The real Brazil is not Ronaldinho doing tricks or Roberto Carlos dancing with a ball through an airport. No, this team cheats, flops and pulls every dirty trick in the book in order to win.

4. If you hate Tim Tebow, you should hate Brazil.

No sporting figure in America has caused as much division of opinion as Florida’s Hesiman-winning quarterback. People who hate him will often groan at his over-the-top religiosity and the degree to which he was over-hyped. Well, if you are looking for an over-hyped religious zealot, you need look no further than Brazil’s midfielder Kaka.

At one point, Kaka was being touted as the best player in the world. At this World Cup, I have had the pleasure of seeing Cristiano Ronaldo, Lionel Messi and Kaka play. Kaka is not even close to being in their class. In fact, he is probably only the 5th or 6th best player on his own team. Ronaldo scares his opponents any time he is on the field; Messi dazzles with the ball at his feet. Kaka… well, he is sometimes pretty okay.

In Brazil, though, Kaka is loved more than any active player. Part of it is because he is pretty, and part of it is because he passes on no opportunity to tell you about Jesus. In fact, under his jersey he wears a shirt that says, “I Belong to Jesus.” That may or may not be true, but what is true is that Kaka does not belong in any discussion of the world’s truly elite players.

5. If you hate Duke, you should hate Brazil.

In my youth, I hated Duke. They made me so angry that when they won, I would sit fuming for hours. No basketball team infuriates more people than Duke, and let’s face it a big part of this has to do with class and race. Duke’s students are (perceived to be?) very rich, very white, very privileged and very smug. I remember that, while working at Duke, the school’s employees were almost all UNC or NC State fans. When I would ask them about it, they would reply almost in an air of bemusement, ask me why in the world any working class black person would root for Duke.

For the Brazil-Portugal match, I sat in the Brazil rooting section. Surrounded by yellow jerseys and green wigs, I noticed something. My brothers and I were the only black people in that section of the stands. For the next few minutes, we played a game of “Where’s Negro?” trying to spot the black people. Not one. In a nation that is, depending on the survey and methodology, between 45% and 75% black, this is shocking. I had sort of expected to see lots of hues of browns and blacks, but the Brazilian crowd was so white that it made a night at the Yale Club seem like a Nation of Islam rally.

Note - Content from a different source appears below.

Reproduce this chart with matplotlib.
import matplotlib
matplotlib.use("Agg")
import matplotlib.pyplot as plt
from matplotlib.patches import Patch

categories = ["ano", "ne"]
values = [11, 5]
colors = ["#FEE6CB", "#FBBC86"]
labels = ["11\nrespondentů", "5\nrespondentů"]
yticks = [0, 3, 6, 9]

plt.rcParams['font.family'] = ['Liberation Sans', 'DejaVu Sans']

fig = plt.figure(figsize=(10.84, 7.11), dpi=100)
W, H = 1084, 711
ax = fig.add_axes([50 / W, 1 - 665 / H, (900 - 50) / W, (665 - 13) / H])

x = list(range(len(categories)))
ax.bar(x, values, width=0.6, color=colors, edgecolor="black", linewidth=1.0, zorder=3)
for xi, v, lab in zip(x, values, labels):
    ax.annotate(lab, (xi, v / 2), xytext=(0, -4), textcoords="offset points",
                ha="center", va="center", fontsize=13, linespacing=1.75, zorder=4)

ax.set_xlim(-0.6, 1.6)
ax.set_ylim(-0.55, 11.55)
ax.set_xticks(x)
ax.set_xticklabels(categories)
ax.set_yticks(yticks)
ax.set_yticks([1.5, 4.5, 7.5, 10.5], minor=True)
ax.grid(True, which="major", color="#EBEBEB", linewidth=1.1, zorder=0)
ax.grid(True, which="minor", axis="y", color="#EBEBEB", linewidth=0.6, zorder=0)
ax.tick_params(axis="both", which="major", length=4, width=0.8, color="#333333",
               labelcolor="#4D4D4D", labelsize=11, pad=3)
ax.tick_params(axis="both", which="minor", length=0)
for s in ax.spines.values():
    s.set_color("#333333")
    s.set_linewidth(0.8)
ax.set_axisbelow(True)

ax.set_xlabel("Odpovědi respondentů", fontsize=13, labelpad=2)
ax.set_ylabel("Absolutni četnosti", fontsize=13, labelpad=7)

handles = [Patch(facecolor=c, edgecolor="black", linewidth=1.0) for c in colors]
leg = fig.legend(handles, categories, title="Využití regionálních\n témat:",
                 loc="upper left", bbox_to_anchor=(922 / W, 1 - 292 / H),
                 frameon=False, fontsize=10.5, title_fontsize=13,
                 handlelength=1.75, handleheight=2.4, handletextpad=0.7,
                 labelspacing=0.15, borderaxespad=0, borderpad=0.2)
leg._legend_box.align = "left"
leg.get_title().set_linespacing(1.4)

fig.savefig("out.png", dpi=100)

In an American context, there is always a bit of an uncomfortable aspect of the fact that so many sporting events involve mostly white people watching mostly black people. In the Brazilian context, this is even more troubling because the mostly white Brazilian upper class has constructed a powerfully efficient hegemonic race system that marginalized blacks, but celebrates their bodies as laborers, sexual beings and athletes. Sitting in an all-white crowd of people from a mostly-brown nation felt very uncomfortable.

At any rate, if Cameron Crazies infuriate you because they are a bunch of privileged, suburban white kids who drive BMW’s and wear Izod, then the rich Brazilians who travel to the World Cup will provide ample fuel for your angry fires.

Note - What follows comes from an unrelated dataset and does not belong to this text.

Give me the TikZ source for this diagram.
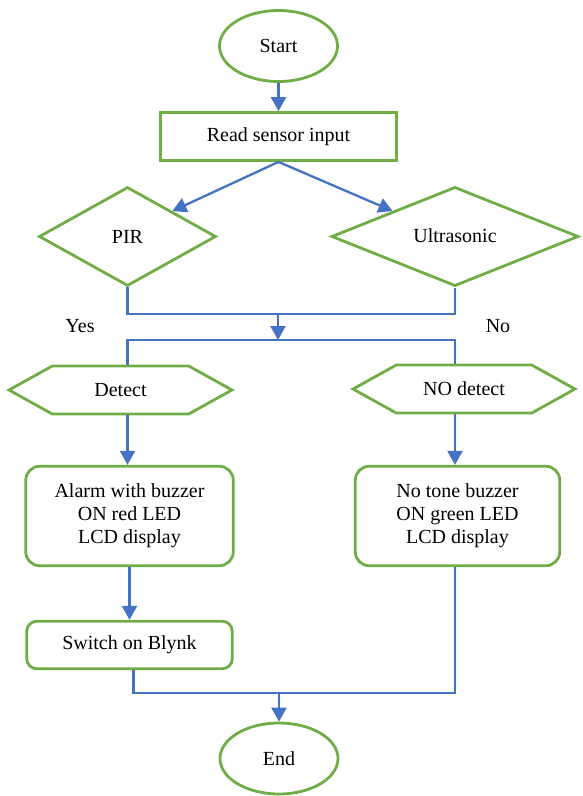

In many ways, I know that I am fighting a losing battle. Simple-minded fans will always just choose a winner, and because Brazil has become suddenly hip, they will choose the yellow jerseys of the Brazilians. I urge you, though, do not do this. In this World Cup, Germany, Holland and Argentina have all played attractive and attacking soccer. Choose them. Ghana is the last African nation standing. Choose them. Spain plays with class and flair. Choose them. Portugal has the world’s best player. Choose them. But please, just do NOT root for Brazil.